I also written about The Deflated Ego Problem and how human chauvinists are trying to cope with the idea that they may just be animals like all other animals. In that post I outlined seven ways that scientists with deflated egos are going to try and restore humans to top spot in the evolutionary tree [see also: Vertebrate Complexity Is Explained ...]. The seven ways are:
- Alternative Splicing
- The Abundance of Small RNAs
- The Function of Pseudogenes
- Regulatory Sequences
- The Unspecified Anti-Junk Argument
- Post-translational Modification
- Alternative Splicing: Right on cue! There are two main problems with the idea that alternative splicing is going to assuage your deflated ego. The first is that the logic of the argument is questionable.

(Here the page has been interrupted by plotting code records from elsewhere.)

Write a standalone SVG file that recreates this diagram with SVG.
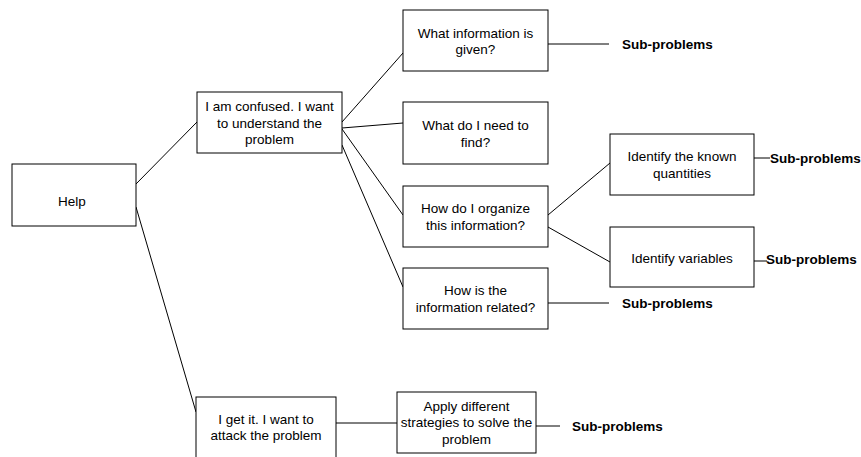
<svg xmlns="http://www.w3.org/2000/svg" width="861" height="457" viewBox="0 0 861 457">
<style>
.box{fill:#fff;stroke:#000;stroke-width:1}
.t{font-family:"Liberation Sans",Arial,sans-serif;font-size:13.5px;fill:#000;text-anchor:middle}
.s{font-family:"Liberation Sans",Arial,sans-serif;font-size:13.5px;font-weight:bold;fill:#000}
.c line{stroke:#000;stroke-width:1}
</style>
<rect width="861" height="457" fill="#fff"/>
<g class="c" id="connectors">
<line x1="136" y1="184" x2="197" y2="122"/>
<line x1="136" y1="207" x2="196" y2="412"/>
<line x1="342" y1="122" x2="403" y2="53"/>
<line x1="342" y1="128" x2="403" y2="123"/>
<line x1="342" y1="129" x2="403" y2="215"/>
<line x1="342" y1="145" x2="403" y2="287"/>
<line x1="548" y1="44" x2="609" y2="44"/>
<line x1="548" y1="215" x2="610" y2="163"/>
<line x1="548" y1="227" x2="610" y2="262"/>
<line x1="548" y1="303" x2="609" y2="303"/>
<line x1="754" y1="158" x2="770" y2="158"/>
<line x1="754" y1="261" x2="767" y2="261"/>
<line x1="336" y1="423" x2="397" y2="423"/>
<line x1="536" y1="426" x2="560" y2="426"/>
</g>
<g id="help"><rect class="box" x="12" y="164" width="124" height="62"/><text class="t" x="72" y="206">Help</text></g>
<g id="confused"><rect class="box" x="197" y="92" width="145" height="61"/><text class="t" x="269.5" y="111">I am confused. I want</text><text class="t" x="269.5" y="128">to understand the</text><text class="t" x="269.5" y="144">problem</text></g>
<g id="given"><rect class="box" x="403" y="10" width="145" height="61"/><text class="t" x="475.5" y="38">What information is</text><text class="t" x="475.5" y="54">given?</text></g>
<g id="find"><rect class="box" x="403" y="102" width="145" height="62"/><text class="t" x="475.5" y="130">What do I need to</text><text class="t" x="475.5" y="147">find?</text></g>
<g id="organize"><rect class="box" x="403" y="186" width="145" height="61"/><text class="t" x="475.5" y="213">How do I organize</text><text class="t" x="475.5" y="230">this information?</text></g>
<g id="related"><rect class="box" x="403" y="268" width="145" height="61"/><text class="t" x="475.5" y="295">How is the</text><text class="t" x="475.5" y="312">information related?</text></g>
<g id="known"><rect class="box" x="610" y="134" width="144" height="61"/><text class="t" x="682" y="161">Identify the known</text><text class="t" x="682" y="178">quantities</text></g>
<g id="variables"><rect class="box" x="610" y="227" width="144" height="60"/><text class="t" x="682" y="263">Identify variables</text></g>
<g id="getit"><rect class="box" x="196" y="397" width="140" height="62"/><text class="t" x="266" y="424">I get it. I want to</text><text class="t" x="266" y="440">attack the problem</text></g>
<g id="apply"><rect class="box" x="397" y="392" width="139" height="61"/><text class="t" x="466.5" y="411">Apply different</text><text class="t" x="466.5" y="427">strategies to solve the</text><text class="t" x="466.5" y="444">problem</text></g>
<g id="sub1"><text class="s" x="622" y="49">Sub-problems</text></g>
<g id="sub2"><text class="s" x="770" y="163">Sub-problems</text></g>
<g id="sub3"><text class="s" x="766" y="264">Sub-problems</text></g>
<g id="sub4"><text class="s" x="622" y="308">Sub-problems</text></g>
<g id="sub5"><text class="s" x="572" y="431">Sub-problems</text></g>
</svg>
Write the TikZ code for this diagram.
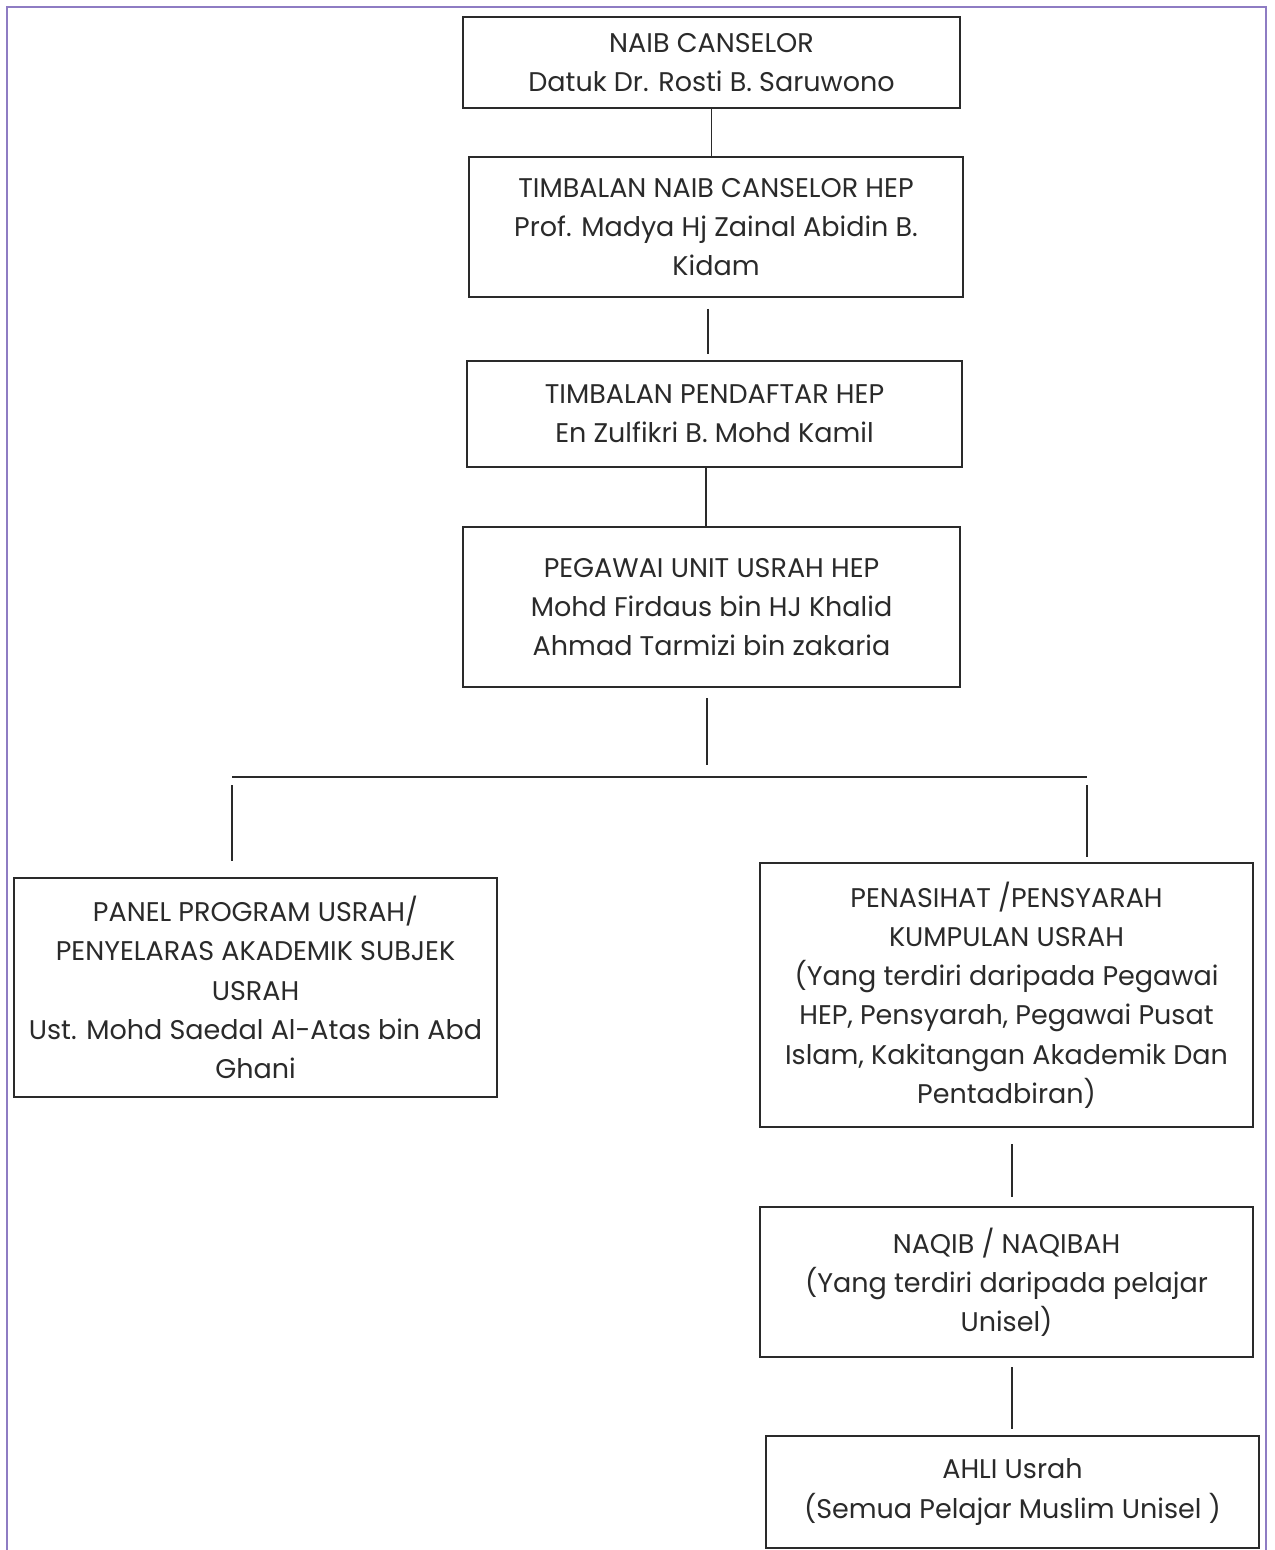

It only works if alternative splicing is common in humans—giving rise to lots more proteins—and uncommon in those "lower" organisms that we want to be superior to. But the same data that's used to infer alternative splicing in humans also shows multiple transcripts for Drosophila, mouse, and Arabidopsis genes. This argument isn't going to save you unless you invoke special pleading [An Example of Faulty Logic from Cold Spring Harbor].
The second problem is that alternative splicing is just as spurious as pervasive transcription and transcription factor binding. It's true that you can detect lots of different transcripts from most human genes. Many of them contain different combinations of introns and exons and they start and stop at many locations. The "variants" are almost always extremely rare [The most important rule for publishing a paper on alternative splicing ]. That's consistent with the high error rate of splicing [Splicing Error Rate May Be Close to 1% ]. These are nonfunctional mistakes. There are genuine examples of alternative splicing producing different proteins but these genes make up fewer than 5% of all genes in the human genome and they usually are not unique to humans or mammals.
The argument that transcripts of most human genes are alternatively spliced does not make any sense on many levels [Two Examples of "Alternative Splicing" and Making Sense in Biology and A Challenge to Fans of Alternative Splicing].
- High Mutation Rate in Males: We knew about this long before the human genome sequence was determined. The original discovery is attributed to J.B.S. Haldane in 1947 (see Crow, 1997 for a review). I don't know why Francis Collins didn't know about this before 2000.
- “Junk” DNA may not be junk after all: He's wrong about that. We know that about 90% of our genome is junk. Most of us knew that before the human genome sequence was published and the sequence provided solid evidence that we were right. For example, it turned out that half the genome was bits and pieces of defective transposons just as predicted. It turned out that there were only about 30,000 genes, just as expected. It turned out that there were large stretches of highly repetitive DNA, just as expected. It turned out that 20% of the genome consisted of highly variable intron sequences (junk), just as expected. And we soon learned that much of the rest of the genome was not conserved, just as expected.